Snapchat has been around for a while now. Most likely everyone has heard of it at some point even if only in passing. However, there’s sure to be plenty of people who haven’t explored much past the name. That’s because, truth be told, it’s a bit of a weird app when you start to scratch the surface; a chat app based purely on the premise of sending people photos and videos that are, after a set time, going to disappear. Forever.
When you consider the number of messaging services out there which happily let you send photos and videos to your hearts content, and not only allow the recipient to keep them on their phone, but these days also tend to back them up to the cloud, it makes Snapchat an even weirder idea.
And let’s face it, when you stop and think for a moment about the kind of scenarios where you might NOT want a recipient to keep a photo or video you send; those scenarios are somewhat limited to a very specific kind of activity. One which isn’t exactly family friendly! And yet, Snapchat doesn’t present itself as an adults-only application.
Snapchat vs Facebook
With all that said, you may be surprised to learn that Snapchat has been tweaked and changed a lot over the years, to the point that you can now replay received photos and videos an unlimited number of times and can also screenshot them to save elsewhere. Kinda sounds like the original concept has been neutered, right?

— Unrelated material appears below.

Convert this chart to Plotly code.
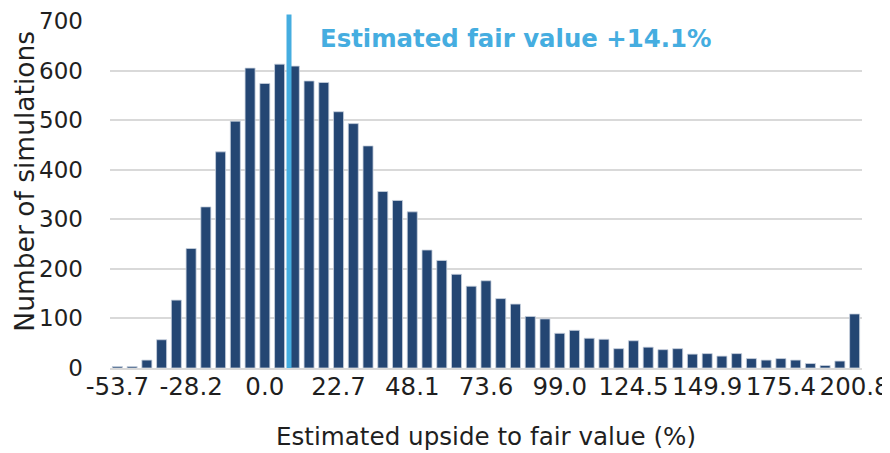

Likewise, your own photos and videos sent to friends and contacts, or broadcast via Snapchat Stories, can be saved to your “Memories” section, or to your handset’s camera roll, for later viewing.
Snapchat was co-founded by Kevin Spiegel and the core idea behind it was to make photo and video messaging temporary to make this kind of digital interaction more natural and free flowing; there is some sense to this, after all, you have a real world conversation with someone and once that moment is gone, it is gone – you can remember it, but that’s about it.
Originally, Snapchat was just about one-on-one photo sharing between friends, but with hot competition from the likes of Instagram, WhatsApp, and others, features have been added over time and there’s now a lot more you can do.
Some examples include video sharing, live video chats and calls, messaging, avatar chat, and Instagram-like “Story” broadcasting to followers. There’s also a bunch of location-based features; you can show your location on a live world map, and create city-specific stickers for your content.
The “Discovery” section also has a similar feel to Instagram’s equivalent, though with an emphasis on content creators such as Buzzfeed and various news outlets.
Getting Started With Snapchat
Opening the Snapchat app puts you in the main screen, which is the Camera screen, showing the view through your camera’s lens. Naturally there’s a capture button, but also keys to take you to various functions including Memories, Chat, and Stories. Therre are also keys to access your Profile screen, the Search function, and for controlling some camera functions such as flash and switching between front and rear cameras.
This is the main screen where you’ll capture “Snaps”, either tap the capture key for a photo, or hold press for a video. Once captured you’ll see a prompt to save either to your camera roll, Memories, send to a friend, or add to your Story.
Of course at this point you can also edit the image or video with filters, effects, lenses, text, stickers, doodles, links and much more besides…if you’re into that sort of thing. You can also adjust the time it’ll take before the Snap expires, from a few seconds to “unlimited”.
A major feature of Snapchat is the Snap Map, which is accessed from the Camera screen with a pinch to zoom gesture. This presents you with a live world map showing your location, as well as the location of anyone you follow. Of course, you and anyone you’re following can opt-out of the real-time tracking by going into settings and toggling “ghost mode” on.